Tuesday, March 10, 2015

Thoughts on Capital Punishment

Four compelling reasons this progressive Christian supports the death penalty, and one objection to a common counterargument:

  1. Although capital punishment was incorporated into the Mosaic Covenant, which was limited in scope to one nation, conditioned on that nation's obedience, and completely replaced by a new and better covenant with better promises, the death penalty is part of the universal and perpetual covenant with all humanity via Noah (Genesis 9, particularly v. 6).
  2. While Jesus requires me to forgive those who wrong me, I have no right to forgive anyone on behalf of another.  There is no one left on earth that has the right to forgive a murderer - that right belongs only to the murder victim.  The murderer cannot ask his victim for forgiveness, and the victim cannot communicate that forgiveness in order to stay the hand of justice.
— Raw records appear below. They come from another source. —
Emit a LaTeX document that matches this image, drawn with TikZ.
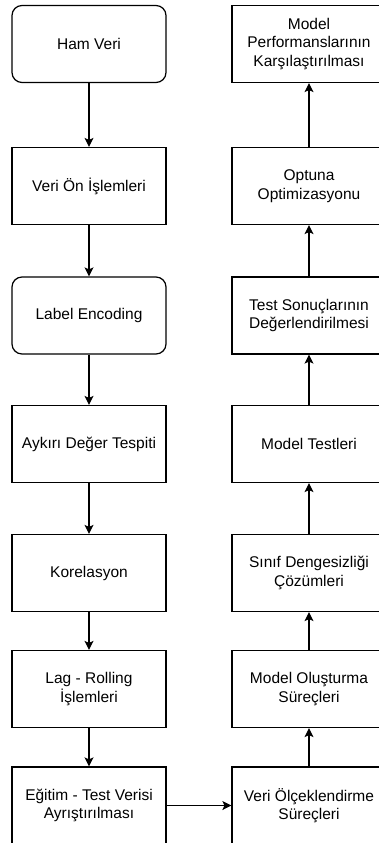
\documentclass[tikz,border=0pt]{standalone}
\usepackage{fontspec}
\setmainfont{Liberation Sans}
\usetikzlibrary{arrows.meta}
\begin{document}
\begin{tikzpicture}[x=1pt,y=-1pt,
  box/.style={draw, line width=1.2pt, minimum width=154pt, minimum height=77pt,
    align=center, font=\fontsize{15.5}{18.5}\selectfont, inner sep=0pt},
  rbox/.style={box, rounded corners=10pt},
  arr/.style={-{Stealth[length=9pt,width=9pt,inset=2pt]}, line width=1.2pt}]
\useasboundingbox (0,0) rectangle (379,843);
\clip (0,0) rectangle (379,843);
\fill[white] (0,0) rectangle (379,843);
% left column
\node[rbox] (ham) at (89,44) {Ham Veri};
\node[box] (veri) at (89,186) {Veri Ön İşlemleri};
\node[rbox] (label) at (89,315.5) {Label Encoding};
\node[box] (ayk) at (89,444) {Aykırı Değer Tespiti};
\node[box] (kor) at (89,573) {Korelasyon};
\node[box] (lag) at (89,689) {Lag - Rolling\\İşlemleri};
\node[box] (egt) at (89,805.5) {Eğitim - Test Verisi\\Ayrıştırılması};
% right column
\node[box] (perf) at (309,44) {Model\\Performanslarının\\Karşılaştırılması};
\node[box] (opt) at (309,186) {Optuna\\Optimizasyonu};
\node[box] (test) at (309,315.5) {Test Sonuçlarının\\Değerlendirilmesi};
\node[box] (mtest) at (309,444) {Model Testleri};
\node[box] (sinif) at (309,573) {Sınıf Dengesizliği\\Çözümleri};
\node[box] (olus) at (309,689) {Model Oluşturma\\Süreçleri};
\node[box] (olcek) at (309,805.5) {Veri Ölçeklendirme\\Süreçleri};
% connectors
\draw[arr] (ham) -- (veri);
\draw[arr] (veri) -- (label);
\draw[arr] (label) -- (ayk);
\draw[arr] (ayk) -- (kor);
\draw[arr] (kor) -- (lag);
\draw[arr] (lag) -- (egt);
\draw[arr] (egt) -- (olcek);
\draw[arr] (olcek) -- (olus);
\draw[arr] (olus) -- (sinif);
\draw[arr] (sinif) -- (mtest);
\draw[arr] (mtest) -- (test);
\draw[arr] (test) -- (opt);
\draw[arr] (opt) -- (perf);
\end{tikzpicture}
\end{document}
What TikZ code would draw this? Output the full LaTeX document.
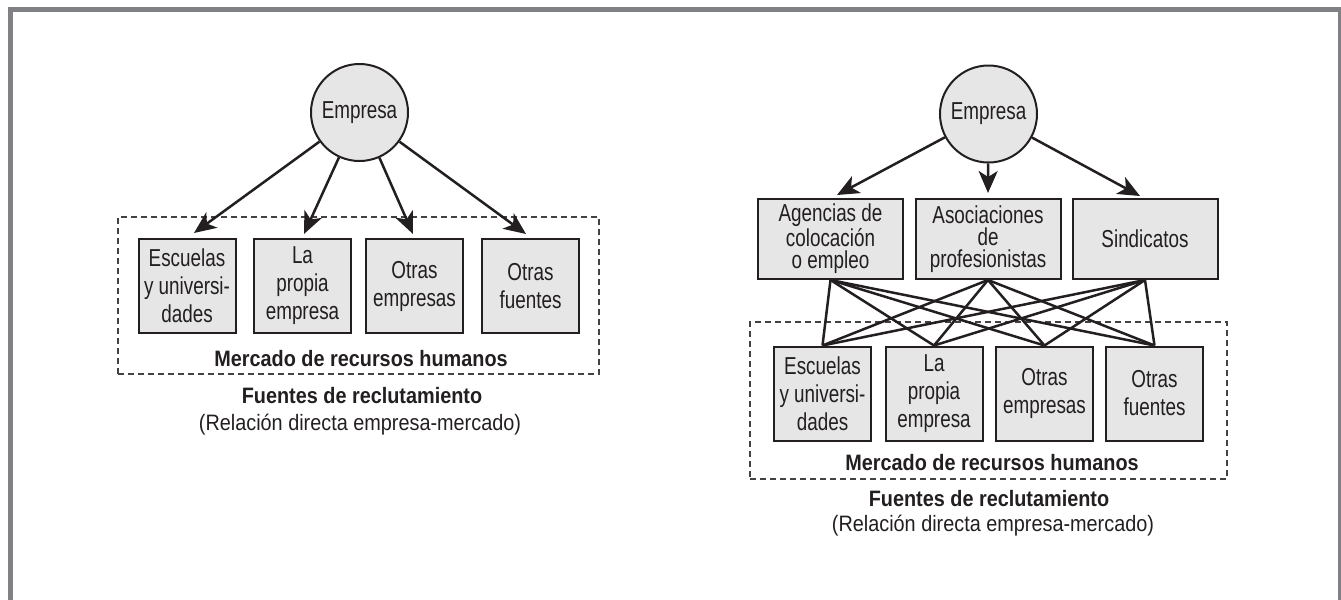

Therefore, a murderer must join his victim(s) in the afterlife as a condition precedent to forgiveness.
  3. All sins against God (short of blasphemy against the Spirit) may be forgiven, at God's discretion.  Such forgiveness has been offered by virtue of the Cross, and is accessible via repentance and faith.  Repentance includes restitution where possible.  Murder, however, is not only a sin against God - it is a sin against another human being.  If God's forgiveness were to deprive victims of justice, then God would be unjust.  God has never been, nor will he ever be, anything other than perfectly just.  Therefore, God's forgiveness does not (and cannot) abrogate the Noahic commandment of capital punishment for murder.
  4. Life in prison is inhumane, and never required by any commandment given by God.  It is unjust to society, obligating the innocent to feed, clothe, and house the guilty.  It prevents the criminal from fully repenting of his offenses by making restitution to his victim, and thereby deprives victims of the restitution that is their right under the law.  In cases where restitution is impossible, either because the victim is dead (murder), or what was taken from the victim cannot be repaid (rape), death is the only just punishment.  Society simply cannot avoid capital punishment without multiplying the injustice of the original offense.
To those who believe that fallen, imperfect humans don't have the right to execute another human being, subjecting them to the horrors of eternal conscious torment without the possibility of God's posthumous forgiveness:  If you believe God will not or cannot punish sin in proportion to the gravity of the offense, you're accusing God of injustice, and ignoring the fact that God is fully revealed only in the the person of Jesus, and most fully in Christ's unconditional and sacrificial love for all humankind.  The Judge of All the World will act justly.  Our incomplete understanding of the reality beyond the grave taints our judgment, and we implicitly accuse God of injustice and perpetuate our own brand of injustice when we eschew the justice required for those who shed blood unjustly.

You're welcome to try and convince me of some error in my analysis.  However, I'd beware of the claiming that God's commandment is unjust.  Capital punishment is a perpetual commandment, given by the Lord to humankind via Noah, and your attempt to justify your objection to it is really saying that you know better than the Almighty.